> **What is expected**
Repeat, exactly and in full, the lines of the listing below, but without any pictures.

> **Dataset section**
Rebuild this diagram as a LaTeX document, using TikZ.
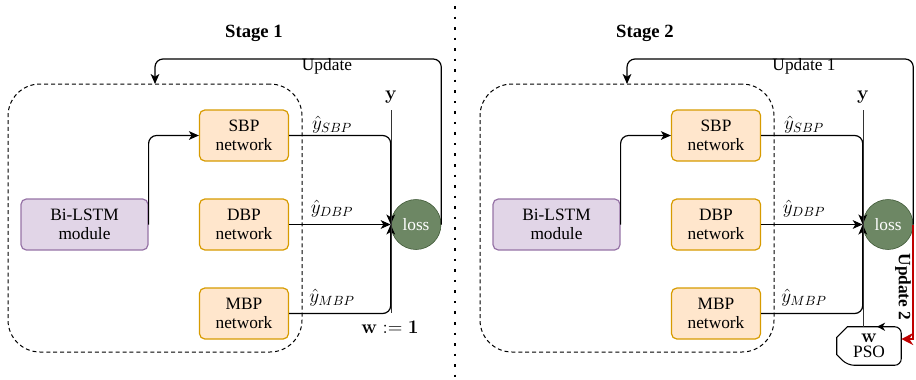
\documentclass[tikz,border=0pt]{standalone}
\usepackage[no-math]{fontspec}
\setmainfont{Liberation Serif}
\usetikzlibrary{arrows.meta}

\definecolor{netfill}{HTML}{FFE6CC}
\definecolor{netline}{HTML}{D79B00}
\definecolor{lstmfill}{HTML}{E1D5E7}
\definecolor{lstmline}{HTML}{9673A6}
\definecolor{lossfill}{HTML}{6D8764}
\definecolor{lossline}{HTML}{3A5431}
\definecolor{updred}{HTML}{C00000}

\tikzset{
  body/.style={font=\fontsize{13}{14.5}\selectfont},
  netbox/.style={draw=netline, fill=netfill, line width=0.9pt, rounded corners=4pt,
    minimum width=66.75pt, minimum height=38.25pt, align=center, inner sep=1pt, body},
  lstmbox/.style={draw=lstmline, fill=lstmfill, line width=0.9pt, rounded corners=4pt,
    minimum width=95.25pt, minimum height=38.25pt, align=center, inner sep=1pt, body},
  lossnode/.style={circle, draw=lossline, fill=lossfill, minimum size=37.5pt,
    inner sep=0pt, text=white, body},
  container/.style={draw, dashed, dash pattern=on 3pt off 2.2pt, line width=0.75pt,
    rounded corners=24pt},
  arr/.style={draw, line width=0.9pt, -{Stealth[length=7.5pt,width=6.5pt,inset=2pt]}},
  thinline/.style={draw, line width=0.75pt, draw=black!80},
  lbl/.style={body, inner sep=0pt},
  boldlbl/.style={font=\fontsize{15}{17}\selectfont, inner sep=0pt},
  mlbl/.style={font=\fontsize{14}{16}\selectfont, inner sep=0pt},
  stagetitle/.style={font=\bfseries\fontsize{14}{16}\selectfont, inner sep=0pt},
  psobox/.style={minimum width=48pt, minimum height=28.5pt, inner sep=0pt,
    align=center, body},
}

\begin{document}
\begin{tikzpicture}[x=0.75pt, y=-0.75pt]
\useasboundingbox (0,0) rectangle (916,379);

% dotted separator between the two stages
\draw[line width=1.9pt, dash pattern=on 1.9pt off 6pt] (455,6) -- (455,379);

% stage titles
\node[stagetitle] (t1) at (254,33) {Stage 1};
\node[stagetitle] (t2) at (645,33) {Stage 2};

% the part shared by both stages
\foreach \s/\dx in {1/0, 2/472}{
  \begin{scope}[xshift=\dx*0.75pt]
    \node[container, minimum width=220.5pt, minimum height=201pt] (cont\s) at (155,218) {};
    \node[lstmbox] (lstm\s) at (84.5,224.5) {Bi-LSTM\\module};
    \node[netbox] (sbp\s) at (244,135.5) {SBP\\network};
    \node[netbox] (dbp\s) at (244,224.5) {DBP\\network};
    \node[netbox] (mbp\s) at (244,313.5) {MBP\\network};
    \node[lossnode] (loss\s) at (416,224.5) {loss};
    \node[boldlbl] (ylab\s) at (391,97) {$\mathbf{y}$};
    \coordinate (ytop\s) at (391,110);
    \coordinate (upd\s) at (155,84);
    \coordinate (turn\s) at (155,59);

    \node[mlbl] (ls\s) at (332,125) {$\hat{y}_{SBP}$};
    \node[mlbl] (ld\s) at (332,209) {$\hat{y}_{DBP}$};
    \node[mlbl] (lm\s) at (332,298) {$\hat{y}_{MBP}$};

    \draw[arr, rounded corners=6pt] (lstm\s.east) |- (sbp\s.west);
    \draw[arr, rounded corners=6pt] (sbp\s.east) -| (loss\s.west);
    \draw[arr] (dbp\s.east) -- (loss\s.west);
    \draw[arr, rounded corners=6pt] (mbp\s.east) -| (loss\s.west);
    \draw[arr, rounded corners=6pt] (loss\s.east) |- (turn\s) -- (upd\s);
  \end{scope}
}

% stage 1: fixed weights
\coordinate (ybot1) at (391,313);
\draw[thinline] (ytop1) -- (ybot1);
\node[boldlbl] (w1) at (390,327) {$\mathbf{w}\mathrel{\mathbf{:=}}\mathbf{1}$};
\node[lbl] (u1) at (327,66) {Update};

% stage 2: weights tuned by PSO
\node[lbl] (u2) at (804,66) {Update 1};
\node[psobox] (pso) at (869,346) {\fontsize{15}{15}\selectfont$\mathbf{w}$\\[-3pt]\fontsize{13}{14}\selectfont PSO};
% PSO outline: cut corners on the left, rounded ones on the right
\draw[line width=0.8pt]
  ([xshift=8pt]pso.north west) [rounded corners=5pt] -- (pso.north east)
  -- (pso.south east) -- ([xshift=8pt]pso.south west) [sharp corners]
  -- ([yshift=8pt]pso.south west) -- ([yshift=-8pt]pso.north west) -- cycle;
\draw[thinline] (ytop2) -- (ytop2 |- pso.north);
\draw[line width=0.9pt, -{Stealth[length=6pt,width=6pt,inset=1.8pt]}]
  ([xshift=18pt]pso.north) -- ([xshift=6pt]pso.north);
\draw[updred, line width=1.4pt, -{Stealth[length=9pt,width=9pt,inset=3pt]}]
  (loss2.east) |- ([yshift=5.25pt]pso.east);
\node[lbl, font=\bfseries\fontsize{13}{14.5}\selectfont, rotate=-90] (u3) at (903,287) {Update 2};
\end{tikzpicture}
\end{document}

> **Task output**
Rebuild this diagram as a LaTeX document, using TikZ.
\documentclass[tikz,border=0pt]{standalone}
\usepackage[no-math]{fontspec}
\setmainfont{Liberation Serif}
\usetikzlibrary{arrows.meta}

\definecolor{netfill}{HTML}{FFE6CC}
\definecolor{netline}{HTML}{D79B00}
\definecolor{lstmfill}{HTML}{E1D5E7}
\definecolor{lstmline}{HTML}{9673A6}
\definecolor{lossfill}{HTML}{6D8764}
\definecolor{lossline}{HTML}{3A5431}
\definecolor{updred}{HTML}{C00000}

\tikzset{
  body/.style={font=\fontsize{13}{14.5}\selectfont},
  netbox/.style={draw=netline, fill=netfill, line width=0.9pt, rounded corners=4pt,
    minimum width=66.75pt, minimum height=38.25pt, align=center, inner sep=1pt, body},
  lstmbox/.style={draw=lstmline, fill=lstmfill, line width=0.9pt, rounded corners=4pt,
    minimum width=95.25pt, minimum height=38.25pt, align=center, inner sep=1pt, body},
  lossnode/.style={circle, draw=lossline, fill=lossfill, minimum size=37.5pt,
    inner sep=0pt, text=white, body},
  container/.style={draw, dashed, dash pattern=on 3pt off 2.2pt, line width=0.75pt,
    rounded corners=24pt},
  arr/.style={draw, line width=0.9pt, -{Stealth[length=7.5pt,width=6.5pt,inset=2pt]}},
  thinline/.style={draw, line width=0.75pt, draw=black!80},
  lbl/.style={body, inner sep=0pt},
  boldlbl/.style={font=\fontsize{15}{17}\selectfont, inner sep=0pt},
  mlbl/.style={font=\fontsize{14}{16}\selectfont, inner sep=0pt},
  stagetitle/.style={font=\bfseries\fontsize{14}{16}\selectfont, inner sep=0pt},
  psobox/.style={minimum width=48pt, minimum height=28.5pt, inner sep=0pt,
    align=center, body},
}

\begin{document}
\begin{tikzpicture}[x=0.75pt, y=-0.75pt]
\useasboundingbox (0,0) rectangle (916,379);

% dotted separator between the two stages
\draw[line width=1.9pt, dash pattern=on 1.9pt off 6pt] (455,6) -- (455,379);

% stage titles
\node[stagetitle] (t1) at (254,33) {Stage 1};
\node[stagetitle] (t2) at (645,33) {Stage 2};

% the part shared by both stages
\foreach \s/\dx in {1/0, 2/472}{
  \begin{scope}[xshift=\dx*0.75pt]
    \node[container, minimum width=220.5pt, minimum height=201pt] (cont\s) at (155,218) {};
    \node[lstmbox] (lstm\s) at (84.5,224.5) {Bi-LSTM\\module};
    \node[netbox] (sbp\s) at (244,135.5) {SBP\\network};
    \node[netbox] (dbp\s) at (244,224.5) {DBP\\network};
    \node[netbox] (mbp\s) at (244,313.5) {MBP\\network};
    \node[lossnode] (loss\s) at (416,224.5) {loss};
    \node[boldlbl] (ylab\s) at (391,97) {$\mathbf{y}$};
    \coordinate (ytop\s) at (391,110);
    \coordinate (upd\s) at (155,84);
    \coordinate (turn\s) at (155,59);

    \node[mlbl] (ls\s) at (332,125) {$\hat{y}_{SBP}$};
    \node[mlbl] (ld\s) at (332,209) {$\hat{y}_{DBP}$};
    \node[mlbl] (lm\s) at (332,298) {$\hat{y}_{MBP}$};

    \draw[arr, rounded corners=6pt] (lstm\s.east) |- (sbp\s.west);
    \draw[arr, rounded corners=6pt] (sbp\s.east) -| (loss\s.west);
    \draw[arr] (dbp\s.east) -- (loss\s.west);
    \draw[arr, rounded corners=6pt] (mbp\s.east) -| (loss\s.west);
    \draw[arr, rounded corners=6pt] (loss\s.east) |- (turn\s) -- (upd\s);
  \end{scope}
}

% stage 1: fixed weights
\coordinate (ybot1) at (391,313);
\draw[thinline] (ytop1) -- (ybot1);
\node[boldlbl] (w1) at (390,327) {$\mathbf{w}\mathrel{\mathbf{:=}}\mathbf{1}$};
\node[lbl] (u1) at (327,66) {Update};

% stage 2: weights tuned by PSO
\node[lbl] (u2) at (804,66) {Update 1};
\node[psobox] (pso) at (869,346) {\fontsize{15}{15}\selectfont$\mathbf{w}$\\[-3pt]\fontsize{13}{14}\selectfont PSO};
% PSO outline: cut corners on the left, rounded ones on the right
\draw[line width=0.8pt]
  ([xshift=8pt]pso.north west) [rounded corners=5pt] -- (pso.north east)
  -- (pso.south east) -- ([xshift=8pt]pso.south west) [sharp corners]
  -- ([yshift=8pt]pso.south west) -- ([yshift=-8pt]pso.north west) -- cycle;
\draw[thinline] (ytop2) -- (ytop2 |- pso.north);
\draw[line width=0.9pt, -{Stealth[length=6pt,width=6pt,inset=1.8pt]}]
  ([xshift=18pt]pso.north) -- ([xshift=6pt]pso.north);
\draw[updred, line width=1.4pt, -{Stealth[length=9pt,width=9pt,inset=3pt]}]
  (loss2.east) |- ([yshift=5.25pt]pso.east);
\node[lbl, font=\bfseries\fontsize{13}{14.5}\selectfont, rotate=-90] (u3) at (903,287) {Update 2};
\end{tikzpicture}
\end{document}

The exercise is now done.